▸ **Problem to work on**: Output the material below in full, exactly as it is.

▸ **Recorded data**:
= = = =
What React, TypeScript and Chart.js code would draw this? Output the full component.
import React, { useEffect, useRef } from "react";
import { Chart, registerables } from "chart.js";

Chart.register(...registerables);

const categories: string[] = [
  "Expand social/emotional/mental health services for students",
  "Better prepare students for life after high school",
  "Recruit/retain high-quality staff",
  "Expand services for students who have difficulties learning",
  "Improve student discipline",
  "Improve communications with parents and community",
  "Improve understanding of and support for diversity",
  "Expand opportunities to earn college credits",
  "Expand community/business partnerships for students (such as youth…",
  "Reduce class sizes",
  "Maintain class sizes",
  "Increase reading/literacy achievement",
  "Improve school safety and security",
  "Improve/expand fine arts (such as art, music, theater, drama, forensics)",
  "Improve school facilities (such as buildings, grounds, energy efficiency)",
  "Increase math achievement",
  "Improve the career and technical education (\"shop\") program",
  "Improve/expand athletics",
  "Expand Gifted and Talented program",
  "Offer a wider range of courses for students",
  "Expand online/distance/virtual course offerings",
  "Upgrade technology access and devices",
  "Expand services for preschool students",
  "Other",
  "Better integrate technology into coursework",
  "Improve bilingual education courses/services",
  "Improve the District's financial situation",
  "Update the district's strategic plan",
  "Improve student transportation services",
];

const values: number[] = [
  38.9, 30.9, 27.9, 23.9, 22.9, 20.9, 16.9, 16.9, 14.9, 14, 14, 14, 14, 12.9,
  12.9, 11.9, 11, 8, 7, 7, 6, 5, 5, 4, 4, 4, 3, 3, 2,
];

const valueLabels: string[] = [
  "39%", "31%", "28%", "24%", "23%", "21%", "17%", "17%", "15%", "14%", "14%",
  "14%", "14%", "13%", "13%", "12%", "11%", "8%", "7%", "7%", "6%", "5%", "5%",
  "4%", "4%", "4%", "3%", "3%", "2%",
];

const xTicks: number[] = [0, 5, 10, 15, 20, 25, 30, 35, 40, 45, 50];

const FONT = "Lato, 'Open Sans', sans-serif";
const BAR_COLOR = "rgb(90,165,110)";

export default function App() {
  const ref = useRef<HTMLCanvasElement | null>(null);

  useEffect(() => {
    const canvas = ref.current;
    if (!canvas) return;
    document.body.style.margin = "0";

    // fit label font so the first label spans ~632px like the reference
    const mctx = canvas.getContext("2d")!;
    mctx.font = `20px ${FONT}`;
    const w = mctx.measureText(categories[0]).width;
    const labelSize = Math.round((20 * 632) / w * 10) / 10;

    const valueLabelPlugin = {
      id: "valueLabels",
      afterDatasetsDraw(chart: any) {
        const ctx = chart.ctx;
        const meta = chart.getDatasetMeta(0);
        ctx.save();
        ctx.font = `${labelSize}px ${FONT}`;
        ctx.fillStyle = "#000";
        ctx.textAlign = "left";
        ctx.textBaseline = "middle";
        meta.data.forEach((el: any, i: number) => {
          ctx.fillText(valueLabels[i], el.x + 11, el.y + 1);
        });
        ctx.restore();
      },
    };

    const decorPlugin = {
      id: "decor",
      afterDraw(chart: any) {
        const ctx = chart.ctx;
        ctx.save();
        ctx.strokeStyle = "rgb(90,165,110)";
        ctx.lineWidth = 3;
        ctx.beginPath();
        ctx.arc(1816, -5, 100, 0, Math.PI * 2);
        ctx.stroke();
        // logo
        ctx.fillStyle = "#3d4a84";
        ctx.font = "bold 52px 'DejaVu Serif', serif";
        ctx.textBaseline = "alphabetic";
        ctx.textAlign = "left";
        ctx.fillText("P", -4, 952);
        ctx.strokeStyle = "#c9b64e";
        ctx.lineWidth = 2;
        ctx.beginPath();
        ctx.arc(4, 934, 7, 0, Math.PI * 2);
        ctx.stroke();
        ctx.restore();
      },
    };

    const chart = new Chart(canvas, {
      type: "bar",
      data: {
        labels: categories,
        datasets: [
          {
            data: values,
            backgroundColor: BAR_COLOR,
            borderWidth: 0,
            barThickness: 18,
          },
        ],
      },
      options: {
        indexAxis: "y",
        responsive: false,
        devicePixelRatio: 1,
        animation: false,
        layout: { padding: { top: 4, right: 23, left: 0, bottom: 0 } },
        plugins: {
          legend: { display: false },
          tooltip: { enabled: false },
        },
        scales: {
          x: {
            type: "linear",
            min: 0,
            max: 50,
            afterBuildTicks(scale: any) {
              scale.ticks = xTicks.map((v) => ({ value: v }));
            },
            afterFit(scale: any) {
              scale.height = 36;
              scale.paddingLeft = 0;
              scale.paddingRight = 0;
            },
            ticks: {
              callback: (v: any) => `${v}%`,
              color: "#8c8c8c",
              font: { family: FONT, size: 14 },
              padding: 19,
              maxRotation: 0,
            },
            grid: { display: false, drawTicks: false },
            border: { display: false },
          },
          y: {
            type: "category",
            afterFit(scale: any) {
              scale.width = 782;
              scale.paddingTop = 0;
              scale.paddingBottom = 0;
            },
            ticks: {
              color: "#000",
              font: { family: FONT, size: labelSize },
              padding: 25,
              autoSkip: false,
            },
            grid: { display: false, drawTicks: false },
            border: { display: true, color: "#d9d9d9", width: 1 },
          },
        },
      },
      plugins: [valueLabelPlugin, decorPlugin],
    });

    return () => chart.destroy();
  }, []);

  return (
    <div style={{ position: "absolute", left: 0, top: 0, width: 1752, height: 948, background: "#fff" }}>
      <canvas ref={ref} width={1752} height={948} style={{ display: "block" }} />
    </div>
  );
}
= = = =
▸ **Task output**:
What React, TypeScript and Chart.js code would draw this? Output the full component.
import React, { useEffect, useRef } from "react";
import { Chart, registerables } from "chart.js";

Chart.register(...registerables);

const categories: string[] = [
  "Expand social/emotional/mental health services for students",
  "Better prepare students for life after high school",
  "Recruit/retain high-quality staff",
  "Expand services for students who have difficulties learning",
  "Improve student discipline",
  "Improve communications with parents and community",
  "Improve understanding of and support for diversity",
  "Expand opportunities to earn college credits",
  "Expand community/business partnerships for students (such as youth…",
  "Reduce class sizes",
  "Maintain class sizes",
  "Increase reading/literacy achievement",
  "Improve school safety and security",
  "Improve/expand fine arts (such as art, music, theater, drama, forensics)",
  "Improve school facilities (such as buildings, grounds, energy efficiency)",
  "Increase math achievement",
  "Improve the career and technical education (\"shop\") program",
  "Improve/expand athletics",
  "Expand Gifted and Talented program",
  "Offer a wider range of courses for students",
  "Expand online/distance/virtual course offerings",
  "Upgrade technology access and devices",
  "Expand services for preschool students",
  "Other",
  "Better integrate technology into coursework",
  "Improve bilingual education courses/services",
  "Improve the District's financial situation",
  "Update the district's strategic plan",
  "Improve student transportation services",
];

const values: number[] = [
  38.9, 30.9, 27.9, 23.9, 22.9, 20.9, 16.9, 16.9, 14.9, 14, 14, 14, 14, 12.9,
  12.9, 11.9, 11, 8, 7, 7, 6, 5, 5, 4, 4, 4, 3, 3, 2,
];

const valueLabels: string[] = [
  "39%", "31%", "28%", "24%", "23%", "21%", "17%", "17%", "15%", "14%", "14%",
  "14%", "14%", "13%", "13%", "12%", "11%", "8%", "7%", "7%", "6%", "5%", "5%",
  "4%", "4%", "4%", "3%", "3%", "2%",
];

const xTicks: number[] = [0, 5, 10, 15, 20, 25, 30, 35, 40, 45, 50];

const FONT = "Lato, 'Open Sans', sans-serif";
const BAR_COLOR = "rgb(90,165,110)";

export default function App() {
  const ref = useRef<HTMLCanvasElement | null>(null);

  useEffect(() => {
    const canvas = ref.current;
    if (!canvas) return;
    document.body.style.margin = "0";

    // fit label font so the first label spans ~632px like the reference
    const mctx = canvas.getContext("2d")!;
    mctx.font = `20px ${FONT}`;
    const w = mctx.measureText(categories[0]).width;
    const labelSize = Math.round((20 * 632) / w * 10) / 10;

    const valueLabelPlugin = {
      id: "valueLabels",
      afterDatasetsDraw(chart: any) {
        const ctx = chart.ctx;
        const meta = chart.getDatasetMeta(0);
        ctx.save();
        ctx.font = `${labelSize}px ${FONT}`;
        ctx.fillStyle = "#000";
        ctx.textAlign = "left";
        ctx.textBaseline = "middle";
        meta.data.forEach((el: any, i: number) => {
          ctx.fillText(valueLabels[i], el.x + 11, el.y + 1);
        });
        ctx.restore();
      },
    };

    const decorPlugin = {
      id: "decor",
      afterDraw(chart: any) {
        const ctx = chart.ctx;
        ctx.save();
        ctx.strokeStyle = "rgb(90,165,110)";
        ctx.lineWidth = 3;
        ctx.beginPath();
        ctx.arc(1816, -5, 100, 0, Math.PI * 2);
        ctx.stroke();
        // logo
        ctx.fillStyle = "#3d4a84";
        ctx.font = "bold 52px 'DejaVu Serif', serif";
        ctx.textBaseline = "alphabetic";
        ctx.textAlign = "left";
        ctx.fillText("P", -4, 952);
        ctx.strokeStyle = "#c9b64e";
        ctx.lineWidth = 2;
        ctx.beginPath();
        ctx.arc(4, 934, 7, 0, Math.PI * 2);
        ctx.stroke();
        ctx.restore();
      },
    };

    const chart = new Chart(canvas, {
      type: "bar",
      data: {
        labels: categories,
        datasets: [
          {
            data: values,
            backgroundColor: BAR_COLOR,
            borderWidth: 0,
            barThickness: 18,
          },
        ],
      },
      options: {
        indexAxis: "y",
        responsive: false,
        devicePixelRatio: 1,
        animation: false,
        layout: { padding: { top: 4, right: 23, left: 0, bottom: 0 } },
        plugins: {
          legend: { display: false },
          tooltip: { enabled: false },
        },
        scales: {
          x: {
            type: "linear",
            min: 0,
            max: 50,
            afterBuildTicks(scale: any) {
              scale.ticks = xTicks.map((v) => ({ value: v }));
            },
            afterFit(scale: any) {
              scale.height = 36;
              scale.paddingLeft = 0;
              scale.paddingRight = 0;
            },
            ticks: {
              callback: (v: any) => `${v}%`,
              color: "#8c8c8c",
              font: { family: FONT, size: 14 },
              padding: 19,
              maxRotation: 0,
            },
            grid: { display: false, drawTicks: false },
            border: { display: false },
          },
          y: {
            type: "category",
            afterFit(scale: any) {
              scale.width = 782;
              scale.paddingTop = 0;
              scale.paddingBottom = 0;
            },
            ticks: {
              color: "#000",
              font: { family: FONT, size: labelSize },
              padding: 25,
              autoSkip: false,
            },
            grid: { display: false, drawTicks: false },
            border: { display: true, color: "#d9d9d9", width: 1 },
          },
        },
      },
      plugins: [valueLabelPlugin, decorPlugin],
    });

    return () => chart.destroy();
  }, []);

  return (
    <div style={{ position: "absolute", left: 0, top: 0, width: 1752, height: 948, background: "#fff" }}>
      <canvas ref={ref} width={1752} height={948} style={{ display: "block" }} />
    </div>
  );
}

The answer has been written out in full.